The next disaster happened on the return journey from Stonehenge. l was too tired to drive back and let a mate loose on the beast, although he had never ridden anything bigger than a Vespa. I awoke in the sidecar just in time to see a van approaching at speed on the wrong side of the road. There was a solid line of traffic at a standstill on the opposite side of the road so there was no possibility that the van would pull over. He got the bike over to the left as far as it would go and then had the presence of mind to get off the bike and stand on the struts between it and the sidecar.
The van hit us and everything on the right-hand side of the bike either flew off or was flattened.
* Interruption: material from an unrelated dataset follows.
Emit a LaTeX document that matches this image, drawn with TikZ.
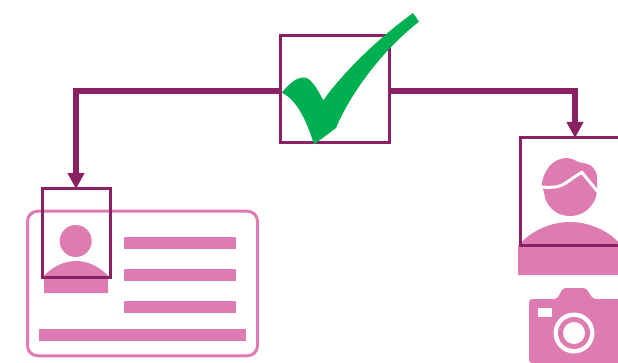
\documentclass[tikz,border=0pt]{standalone}
\usetikzlibrary{arrows.meta}
\definecolor{frame}{RGB}{139,32,99}
\definecolor{idpink}{RGB}{222,123,177}
\definecolor{tick}{RGB}{0,176,80}

\begin{document}
\begin{tikzpicture}[x=1pt,y=-1pt,>={Triangle[length=16pt,width=16pt]},
  box/.style={draw=frame,line width=3pt,inner sep=0pt,outer sep=0pt},
  bar/.style={fill=idpink,inner sep=0pt,outer sep=0pt,minimum height=12pt},
  head/.style={circle,fill=idpink,inner sep=0pt,outer sep=0pt},
  conn/.style={->,draw=frame,line width=6pt}]
  \useasboundingbox (0,0) rectangle (618,363);
  % id card
  \node[draw=idpink,line width=3pt,rounded corners=10pt,inner sep=0pt,minimum width=230pt,minimum height=144.5pt] (card) at (142.5,283.5) {};
  \node[bar,minimum width=112pt] (line1) at (180,243) {};
  \node[bar,minimum width=112pt] (line2) at (180,275) {};
  \node[bar,minimum width=112pt] (line3) at (180,307) {};
  \node[bar,minimum width=207pt] (line4) at (142.5,335) {};
  \node[head,minimum size=32pt] (idhead) at (75.7,241) {};
  \fill[idpink] (44,293) -- (44,276) .. controls (52,267) and (64,261) .. (76,261) .. controls (88,261) and (100,267) .. (108,276) -- (108,293) -- cycle;
  % person on the right
  \fill[idpink] (541.7,186) .. controls (543,170) and (553,158) .. (567,158) .. controls (573,158) and (578,163) .. (583,163) .. controls (592,164) and (597,170) .. (597,178) -- (597,192) .. controls (595,206) and (584,216) .. (570,216) .. controls (556,216) and (545,206) .. (544,192) -- cycle;
  \draw[white,line width=3pt] (541,187) .. controls (548,187.5) and (554,187.5) .. (558,186.5) .. controls (566,184.5) and (574,176) .. (582,172.5) -- (598,192);
  \fill[idpink] (518,275) -- (518,246) -- (520,244) .. controls (532,230) and (552,222) .. (570,222) .. controls (588,222) and (608,230) .. (620,244) -- (620,275) -- cycle;
  % camera
  \fill[idpink,rounded corners=3pt] (529,363) -- (529,299) -- (557,299) -- (563,288) -- (586,288) -- (593,299) -- (625,299) -- (625,363) -- cycle;
  \fill[white] (538,308) rectangle (552,317);
  \node[head,fill=white,minimum size=41pt] (lensa) at (574,333) {};
  \node[head,minimum size=32pt] (lensb) at (574,333) {};
  \node[head,fill=white,minimum size=22pt] (lensc) at (574,333) {};
  % frames
  \node[box,minimum width=109pt,minimum height=107pt] (check) at (334.5,89.5) {};
  \node[box,minimum width=68pt,minimum height=88pt] (idframe) at (76,233) {};
  \node[box,minimum width=110pt,minimum height=108pt] (camframe) at (575,192) {};
  \draw[conn] ([yshift=-1.2pt]check.west) -| (idframe.north);
  \draw[conn] ([yshift=-1.2pt]check.east) -| (camframe.north);
  % green tick
  \fill[tick] (281.7,92.7) .. controls (289,84) and (296,77.5) .. (304,77.5) .. controls (311,77.5) and (318,90) .. (323.3,100.5) .. controls (332,87) and (365,48) .. (413,13) -- (419,21.7) .. controls (385,48) and (352,90) .. (336,128) -- (314,144.5) .. controls (308,125) and (298,100) .. (281.7,92.7) -- cycle;
\end{tikzpicture}
\end{document}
Mercifully, neither of us were hurt. The bastard in the van didn't even slow down, he just sped away, but l had taken his number and several people stopped who volunteered to be witnesses. After the Old Bill had done their bit and buggered off, I even managed to ride it the rest of the five miles home. It was several months before I got the insurance money but I had the bike back on the road long before that. It had Norton bars and controls, and a complete BSA front end. The flattened exhaust was replaced with a wonderful sounding but incredibly noisy straight through Dunstall. Starting was even harder but I got a bit more power.
The poor old Ariel finally died when my new wife and l were returning from our honeymoon in North Wales. We were just outside Birmingham when the chain that drove the magneto broke, taking out a large lump of crankcase. Endgame.
I really miss the Ariel but it was slow, unreliable, dirty, leaky and had dreadful lights. It had the most comfortable seat I have ever come across on a bike and it was cheap to run, easy to repair and sounded great. A typical Brit really, wonderful for a sunny afternoon when you are going nowhere special and it doesn't matter if you don't get there, but a pain in the arse as daily transport.